Holocaust Memorial Day 2019 date: When is Holocaust Memorial Day – what date?

Every year, thousands of people remember the past and take action to create a safer future and tackle ongoing prejudice and hatred. Six million Jewish people were tragically killed during the Holocaust. But genocides have occurred since in Cambodia, Bosnia, Darfur and Rwanda. 

When is Holocaust Memorial Day? 

Holocaust Memorial Day, the day of remembrance, takes place every year on January 27.

This marks the anniversary of when the largest Nazi concentration camp, Auschwitz-Birkenau, was liberated. 

After the Holocaust, genocide was recognised as a crime and the international has been battling every since to ensure this level of evil would never be allowed to happen again. 

What happened during the Holocaust? 

After the Nazis rose to power in Germany in 1933, they used propaganda to prevent German Jewish people having human and civil rights. 
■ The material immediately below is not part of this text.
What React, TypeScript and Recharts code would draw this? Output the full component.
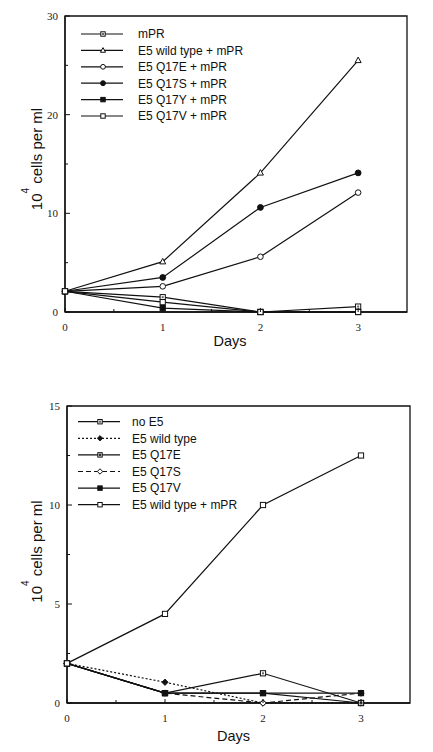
import React from 'react';
import { LineChart, Line, XAxis, YAxis, Legend, ReferenceArea } from 'recharts';

// ---------- data ----------
const days = [0, 1, 2, 3];

const topNames = ['mPR', 'E5 wild type + mPR', 'E5 Q17E + mPR', 'E5 Q17S + mPR', 'E5 Q17Y + mPR', 'E5 Q17V + mPR'];
const topMPR = [2.1, 1.5, 0, 0.55];
const topWT = [2.1, 5.1, 14.1, 25.5];
const topQ17E = [2.1, 2.6, 5.6, 12.1];
const topQ17S = [2.1, 3.5, 10.6, 14.1];
const topQ17Y = [2.1, 0.4, 0, 0];
const topQ17V = [2.1, 1.0, 0, 0];
const topYTicks = [0, 5, 10, 15, 20, 25, 30];
const topYLabels = [0, 10, 20, 30];

const botNames = ['no E5', 'E5 wild type', 'E5 Q17E', 'E5 Q17S', 'E5 Q17V', 'E5 wild type + mPR'];
const botNoE5 = [2, 0.5, 1.5, 0];
const botWT = [2, 1.05, 0, 0];
const botQ17E = [2, 0.5, 0.5, 0];
const botQ17S = [2, 0.5, 0, 0.5];
const botQ17V = [2, 0.5, 0.5, 0.5];
const botWTmPR = [2, 4.5, 10, 12.5];
const botYTicks = [0, 2.5, 5, 7.5, 10, 12.5, 15];
const botYLabels = [0, 5, 10, 15];

const xTicks = [0, 0.5, 1, 1.5, 2, 2.5, 3];
const xLabels = [0, 1, 2, 3];

const topSeries = [topMPR, topWT, topQ17E, topQ17S, topQ17Y, topQ17V];
const botSeries = [botNoE5, botWT, botQ17E, botQ17S, botQ17V, botWTmPR];

const topShapes = ['dotSquare', 'triangle', 'openCircle', 'filledCircle', 'filledSquare', 'openSquare'];
const topDashes = [undefined, undefined, undefined, undefined, undefined, undefined];
const botShapes = ['dotSquare', 'filledDiamond', 'thickSquare', 'openDiamond', 'filledSquare', 'openSquare'];
const botDashes = [undefined, '2 2', undefined, '5 3', undefined, undefined];

const buildRows = (series: number[][]) =>
  days.map((d, i) => {
    const row: any = { day: d };
    series.forEach((s, j) => (row['s' + j] = s[i]));
    return row;
  });

const topData = buildRows(topSeries);
const botData = buildRows(botSeries);

// ---------- styling ----------
const SANS = 'Liberation Sans, Arial, Helvetica, sans-serif';
const SERIF = 'Liberation Serif, Times New Roman, serif';
const INK = '#111';

function Marker({ shape, cx, cy, k = 1 }: { shape: string; cx: number; cy: number; k?: number }) {
  const h = 2.6 * k;
  const sw = 1;
  switch (shape) {
    case 'dotSquare':
      return (
        <g>
          <rect x={cx - h} y={cy - h} width={2 * h} height={2 * h} fill="#fff" stroke={INK} strokeWidth={sw} />
          <rect x={cx - 1} y={cy - 1} width={2} height={2} fill="#666" />
        </g>
      );
    case 'thickSquare':
      return (
        <g>
          <rect x={cx - h} y={cy - h} width={2 * h} height={2 * h} fill="#fff" stroke={INK} strokeWidth={sw} />
          <rect x={cx - 1.5 * k} y={cy - 1.5 * k} width={3 * k} height={3 * k} fill="#333" />
        </g>
      );
    case 'openSquare':
      return <rect x={cx - h} y={cy - h} width={2 * h} height={2 * h} fill="#fff" stroke={INK} strokeWidth={sw} />;
    case 'filledSquare':
      return <rect x={cx - h} y={cy - h} width={2 * h} height={2 * h} fill={INK} stroke={INK} strokeWidth={sw} />;
    case 'triangle':
      return (
        <polygon
          points={`${cx},${cy - 3.3 * k} ${cx - 3 * k},${cy + 2.2 * k} ${cx + 3 * k},${cy + 2.2 * k}`}
          fill="#fff"
          stroke={INK}
          strokeWidth={sw}
        />
      );
    case 'openCircle':
      return <circle cx={cx} cy={cy} r={2.8 * k} fill="#fff" stroke={INK} strokeWidth={sw} />;
    case 'filledCircle':
      return <circle cx={cx} cy={cy} r={2.9 * k} fill={INK} stroke={INK} strokeWidth={sw} />;
    case 'filledDiamond': {
      const r = 3.2 * k;
      return <polygon points={`${cx},${cy - r} ${cx + r},${cy} ${cx},${cy + r} ${cx - r},${cy}`} fill={INK} stroke={INK} strokeWidth={0.8} />;
    }
    case 'openDiamond': {
      const r = 3.2 * k;
      return <polygon points={`${cx},${cy - r} ${cx + r},${cy} ${cx},${cy + r} ${cx - r},${cy}`} fill="#fff" stroke={INK} strokeWidth={sw} />;
    }
    default:
      return null;
  }
}

const makeDot = (shape: string) => (p: any) => {
  if (p.cx == null || p.cy == null) return <g key={`n${p.index}`} />;
  return (
    <g key={`d${p.index}`}>
      <Marker shape={shape} cx={p.cx} cy={p.cy} />
    </g>
  );
};

const makeYTick = (labels: number[]) => (p: any) => {
  const v = p.payload.value;
  const major = labels.includes(v);
  return (
    <g>
      <line x1={p.x} x2={p.x + (major ? 5 : 3)} y1={p.y} y2={p.y} stroke={INK} strokeWidth={1} />
      {major && (
        <text x={p.x - 7} y={p.y + 4} textAnchor="end" fontFamily={SERIF} fontSize={11} fill="#222">
          {v}
        </text>
      )}
    </g>
  );
};

const XTick = (p: any) => {
  const v = p.payload.value;
  const major = xLabels.includes(v);
  return (
    <g>
      <line x1={p.x} x2={p.x} y1={p.y} y2={p.y - (major ? 4 : 3)} stroke={INK} strokeWidth={1} />
      {major && (
        <text x={p.x} y={p.y + 19} textAnchor="middle" fontFamily={SERIF} fontSize={11} fill="#222">
          {v}
        </text>
      )}
    </g>
  );
};

const makeYLabel = (shift: number) => (p: any) => {
  const vb = p.viewBox || {};
  const cy = vb.y + vb.height / 2 - shift;
  return (
    <text
      transform={`translate(42,${cy}) rotate(-90)`}
      textAnchor="middle"
      fontFamily={SANS}
      fontSize={15}
      fill={INK}
    >
      <tspan>10</tspan>
      <tspan dy={-13} fontSize={10}>4</tspan>
      <tspan dy={13}> cells per ml</tspan>
    </text>
  );
};

const makeXLabel = (dx: number, dy: number) => (p: any) => {
  const vb = p.viewBox || {};
  return (
    <text x={vb.x + vb.width / 2 + dx} y={vb.y + dy} textAnchor="middle" fontFamily={SANS} fontSize={14.5} fill={INK}>
      Days
    </text>
  );
};

function LegendBox({ names, shapes, dashes, y0, step, lx1, lx2, mx, tx }: any) {
  return (
    <svg width={220} height={115} style={{ display: 'block' }}>
      {names.map((n: string, i: number) => {
        const y = y0 + i * step;
        return (
          <g key={n}>
            <line x1={lx1} x2={lx2} y1={y} y2={y} stroke={INK} strokeWidth={1.2} strokeDasharray={dashes[i]} />
            <Marker shape={shapes[i]} cx={mx} cy={y} k={0.85} />
            <text x={tx} y={y + 4.3} fontFamily={SANS} fontSize={12} fill={INK}>
              {n}
            </text>
          </g>
        );
      })}
    </svg>
  );
}

function Panel({
  data,
  names,
  shapes,
  dashes,
  yMax,
  yTicks,
  yLabels,
  height,
  yAxisWidth,
  xAxisHeight,
  right,
  legendPos,
  legendGeom,
  yLabelShift,
  xLabelDx,
  xLabelDy,
}: any) {
  return (
    <LineChart width={433} height={height} data={data} margin={{ top: 16, right, bottom: 0, left: 0 }}>
      <ReferenceArea
        x1={0}
        x2={3.5}
        y1={0}
        y2={yMax}
        fill="none"
        fillOpacity={0}
        stroke={INK}
        strokeWidth={1.3}
        ifOverflow="visible"
      />
      <XAxis
        dataKey="day"
        type="number"
        domain={[0, 3.5]}
        ticks={xTicks}
        interval={0}
        tickSize={0}
        tickMargin={0}
        tickLine={false}
        tick={XTick}
        height={xAxisHeight}
        axisLine={{ stroke: INK, strokeWidth: 1.3 }}
        label={makeXLabel(xLabelDx, xLabelDy)}
      />
      <YAxis
        type="number"
        domain={[0, yMax]}
        ticks={yTicks}
        interval={0}
        tickSize={0}
        tickMargin={0}
        tickLine={false}
        tick={makeYTick(yLabels)}
        width={yAxisWidth}
        axisLine={{ stroke: INK, strokeWidth: 1.3 }}
        label={makeYLabel(yLabelShift)}
      />
      <Legend
        layout="vertical"
        verticalAlign="middle"
        align="center"
        wrapperStyle={{ left: legendPos[0], top: legendPos[1], width: 220, height: 115 }}
        content={() => <LegendBox names={names} shapes={shapes} dashes={dashes} {...legendGeom} />}
      />
      {names.map((n: string, j: number) => (
        <Line
          key={n}
          name={n}
          dataKey={'s' + j}
          type="linear"
          stroke={INK}
          strokeWidth={1.2}
          strokeDasharray={dashes[j]}
          dot={makeDot(shapes[j])}
          activeDot={false}
          isAnimationActive={false}
        />
      ))}
    </LineChart>
  );
}

export default function App() {
  return (
    <div style={{ position: 'absolute', left: 0, top: 0, width: 433, height: 752, background: '#fff' }}>
      <div style={{ position: 'absolute', left: 0, top: 0 }}>
        <Panel
          data={topData}
          names={topNames}
          shapes={topShapes}
          dashes={topDashes}
          yMax={30}
          yTicks={topYTicks}
          yLabels={topYLabels}
          height={360}
          yAxisWidth={65}
          xAxisHeight={48}
          right={26}
          legendPos={[70, 24]}
          legendGeom={{ y0: 10, step: 16.4, lx1: 11, lx2: 53, mx: 33, tx: 68 }}
          yLabelShift={5}
          xLabelDx={-6}
          xLabelDy={34}
        />
      </div>
      <div style={{ position: 'absolute', left: 0, top: 390 }}>
        <Panel
          data={botData}
          names={botNames}
          shapes={botShapes}
          dashes={botDashes}
          yMax={15}
          yTicks={botYTicks}
          yLabels={botYLabels}
          height={362}
          yAxisWidth={67}
          xAxisHeight={49}
          right={23}
          legendPos={[70, 22]}
          legendGeom={{ y0: 9.7, step: 16.6, lx1: 8, lx2: 50, mx: 30, tx: 62 }}
          yLabelShift={3}
          xLabelDx={-5}
          xLabelDy={38}
        />
      </div>
    </div>
  );
}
The Holocaust, which is also known as The Shoah in Hebrew, was an attempt by the Nazis to to kill all Jewish people in Europe. 

In 1941, this became a plan known as The Final Solution to the Jewish Problem. 

Jewish people were killed by firing squads at death squads called Einsatzgruppen started to take hold in Eastern Europe and the Soviet Union. 

The first extermination camp, Chelmno in Poland, was then created and lead to the Nazis murdering on a huge scale between 1941 and 1945.

By the end of the Holocaust, six million Jewish men, women and children were killed in ghettos, mass-shootings, in concentration camps and extermination camps.

The Genocide in Cambodia from 1975 to 1979 also shocked the world, after the leader of the radical communist political party Khmer Rouge gained power following years of guerrilla warfare.

About two million people died from execution, disease, exhaustion and starvation. 

In Rwanda, about one million Tutsis and moderate Hutus were murdered in 100 days in 1994. 

During the civil war in 1995, Bosnian Serb troops and paramilitaries marched into the town of Srebrenica and murdered 8,000 Muslim men and boys over the age of 12. 

A civil war also began in 2003 in Dafur, west Sudan, between the sedentary black African farmers and the lighter-skinned nomadic Arab population. 

The civil war resulted in the recorded deaths of about 400,000 people, although this figure could actually be higher, as up to 2.6 million people are still displaced and living in refugee camps in Darfur and Chad.